### What you need to do
Skip the pictures. Reproduce all other material exactly.

### Source data
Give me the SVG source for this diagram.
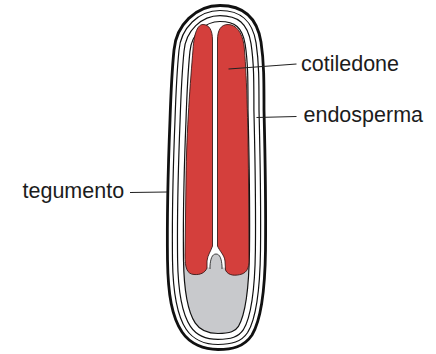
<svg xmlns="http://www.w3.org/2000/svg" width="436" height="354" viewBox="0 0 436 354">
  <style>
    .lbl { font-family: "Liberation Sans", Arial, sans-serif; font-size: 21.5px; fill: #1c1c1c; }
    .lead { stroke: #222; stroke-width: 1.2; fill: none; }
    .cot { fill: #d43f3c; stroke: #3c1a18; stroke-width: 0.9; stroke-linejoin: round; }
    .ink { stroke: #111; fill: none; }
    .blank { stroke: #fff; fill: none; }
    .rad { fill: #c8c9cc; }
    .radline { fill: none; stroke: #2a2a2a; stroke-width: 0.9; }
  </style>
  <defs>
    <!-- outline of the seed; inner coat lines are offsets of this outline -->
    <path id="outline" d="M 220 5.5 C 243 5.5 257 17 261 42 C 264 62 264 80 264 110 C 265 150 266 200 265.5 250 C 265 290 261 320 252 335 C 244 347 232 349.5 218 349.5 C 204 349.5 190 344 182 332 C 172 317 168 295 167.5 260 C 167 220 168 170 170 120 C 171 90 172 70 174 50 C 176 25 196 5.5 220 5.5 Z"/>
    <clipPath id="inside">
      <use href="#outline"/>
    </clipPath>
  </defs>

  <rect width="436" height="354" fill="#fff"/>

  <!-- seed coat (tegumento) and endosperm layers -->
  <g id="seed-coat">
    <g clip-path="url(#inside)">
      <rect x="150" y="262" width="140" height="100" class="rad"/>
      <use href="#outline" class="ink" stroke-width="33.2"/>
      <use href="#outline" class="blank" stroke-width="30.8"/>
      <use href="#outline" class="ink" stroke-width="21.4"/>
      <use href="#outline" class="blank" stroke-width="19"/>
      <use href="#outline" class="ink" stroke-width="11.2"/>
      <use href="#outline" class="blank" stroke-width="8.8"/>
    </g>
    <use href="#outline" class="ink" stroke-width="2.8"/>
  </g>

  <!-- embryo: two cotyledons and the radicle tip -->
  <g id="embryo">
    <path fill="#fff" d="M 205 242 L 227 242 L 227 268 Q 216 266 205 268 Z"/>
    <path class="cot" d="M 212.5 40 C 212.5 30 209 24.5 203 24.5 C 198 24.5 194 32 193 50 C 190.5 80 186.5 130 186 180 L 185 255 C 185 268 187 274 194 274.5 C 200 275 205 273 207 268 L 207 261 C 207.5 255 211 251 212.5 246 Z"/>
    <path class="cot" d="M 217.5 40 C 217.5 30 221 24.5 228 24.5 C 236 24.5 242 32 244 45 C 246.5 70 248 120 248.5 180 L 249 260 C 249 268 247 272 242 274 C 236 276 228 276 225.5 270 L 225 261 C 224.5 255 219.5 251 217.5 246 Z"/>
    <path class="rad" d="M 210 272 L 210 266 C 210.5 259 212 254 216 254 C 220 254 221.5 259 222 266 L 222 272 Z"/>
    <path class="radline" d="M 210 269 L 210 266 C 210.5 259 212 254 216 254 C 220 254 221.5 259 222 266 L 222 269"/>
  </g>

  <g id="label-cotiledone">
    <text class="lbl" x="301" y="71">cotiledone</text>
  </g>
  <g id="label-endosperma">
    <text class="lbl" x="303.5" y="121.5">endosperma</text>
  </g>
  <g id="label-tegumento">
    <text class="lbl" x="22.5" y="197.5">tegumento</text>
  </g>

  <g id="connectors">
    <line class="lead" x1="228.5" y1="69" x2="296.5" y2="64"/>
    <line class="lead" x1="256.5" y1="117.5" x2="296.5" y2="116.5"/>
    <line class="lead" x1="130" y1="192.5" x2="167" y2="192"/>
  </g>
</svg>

### Exercise solution
Give me the SVG source for this diagram.
<svg xmlns="http://www.w3.org/2000/svg" width="436" height="354" viewBox="0 0 436 354">
  <style>
    .lbl { font-family: "Liberation Sans", Arial, sans-serif; font-size: 21.5px; fill: #1c1c1c; }
    .lead { stroke: #222; stroke-width: 1.2; fill: none; }
    .cot { fill: #d43f3c; stroke: #3c1a18; stroke-width: 0.9; stroke-linejoin: round; }
    .ink { stroke: #111; fill: none; }
    .blank { stroke: #fff; fill: none; }
    .rad { fill: #c8c9cc; }
    .radline { fill: none; stroke: #2a2a2a; stroke-width: 0.9; }
  </style>
  <defs>
    <!-- outline of the seed; inner coat lines are offsets of this outline -->
    <path id="outline" d="M 220 5.5 C 243 5.5 257 17 261 42 C 264 62 264 80 264 110 C 265 150 266 200 265.5 250 C 265 290 261 320 252 335 C 244 347 232 349.5 218 349.5 C 204 349.5 190 344 182 332 C 172 317 168 295 167.5 260 C 167 220 168 170 170 120 C 171 90 172 70 174 50 C 176 25 196 5.5 220 5.5 Z"/>
    <clipPath id="inside">
      <use href="#outline"/>
    </clipPath>
  </defs>

  <rect width="436" height="354" fill="#fff"/>

  <!-- seed coat (tegumento) and endosperm layers -->
  <g id="seed-coat">
    <g clip-path="url(#inside)">
      <rect x="150" y="262" width="140" height="100" class="rad"/>
      <use href="#outline" class="ink" stroke-width="33.2"/>
      <use href="#outline" class="blank" stroke-width="30.8"/>
      <use href="#outline" class="ink" stroke-width="21.4"/>
      <use href="#outline" class="blank" stroke-width="19"/>
      <use href="#outline" class="ink" stroke-width="11.2"/>
      <use href="#outline" class="blank" stroke-width="8.8"/>
    </g>
    <use href="#outline" class="ink" stroke-width="2.8"/>
  </g>

  <!-- embryo: two cotyledons and the radicle tip -->
  <g id="embryo">
    <path fill="#fff" d="M 205 242 L 227 242 L 227 268 Q 216 266 205 268 Z"/>
    <path class="cot" d="M 212.5 40 C 212.5 30 209 24.5 203 24.5 C 198 24.5 194 32 193 50 C 190.5 80 186.5 130 186 180 L 185 255 C 185 268 187 274 194 274.5 C 200 275 205 273 207 268 L 207 261 C 207.5 255 211 251 212.5 246 Z"/>
    <path class="cot" d="M 217.5 40 C 217.5 30 221 24.5 228 24.5 C 236 24.5 242 32 244 45 C 246.5 70 248 120 248.5 180 L 249 260 C 249 268 247 272 242 274 C 236 276 228 276 225.5 270 L 225 261 C 224.5 255 219.5 251 217.5 246 Z"/>
    <path class="rad" d="M 210 272 L 210 266 C 210.5 259 212 254 216 254 C 220 254 221.5 259 222 266 L 222 272 Z"/>
    <path class="radline" d="M 210 269 L 210 266 C 210.5 259 212 254 216 254 C 220 254 221.5 259 222 266 L 222 269"/>
  </g>

  <g id="label-cotiledone">
    <text class="lbl" x="301" y="71">cotiledone</text>
  </g>
  <g id="label-endosperma">
    <text class="lbl" x="303.5" y="121.5">endosperma</text>
  </g>
  <g id="label-tegumento">
    <text class="lbl" x="22.5" y="197.5">tegumento</text>
  </g>

  <g id="connectors">
    <line class="lead" x1="228.5" y1="69" x2="296.5" y2="64"/>
    <line class="lead" x1="256.5" y1="117.5" x2="296.5" y2="116.5"/>
    <line class="lead" x1="130" y1="192.5" x2="167" y2="192"/>
  </g>
</svg>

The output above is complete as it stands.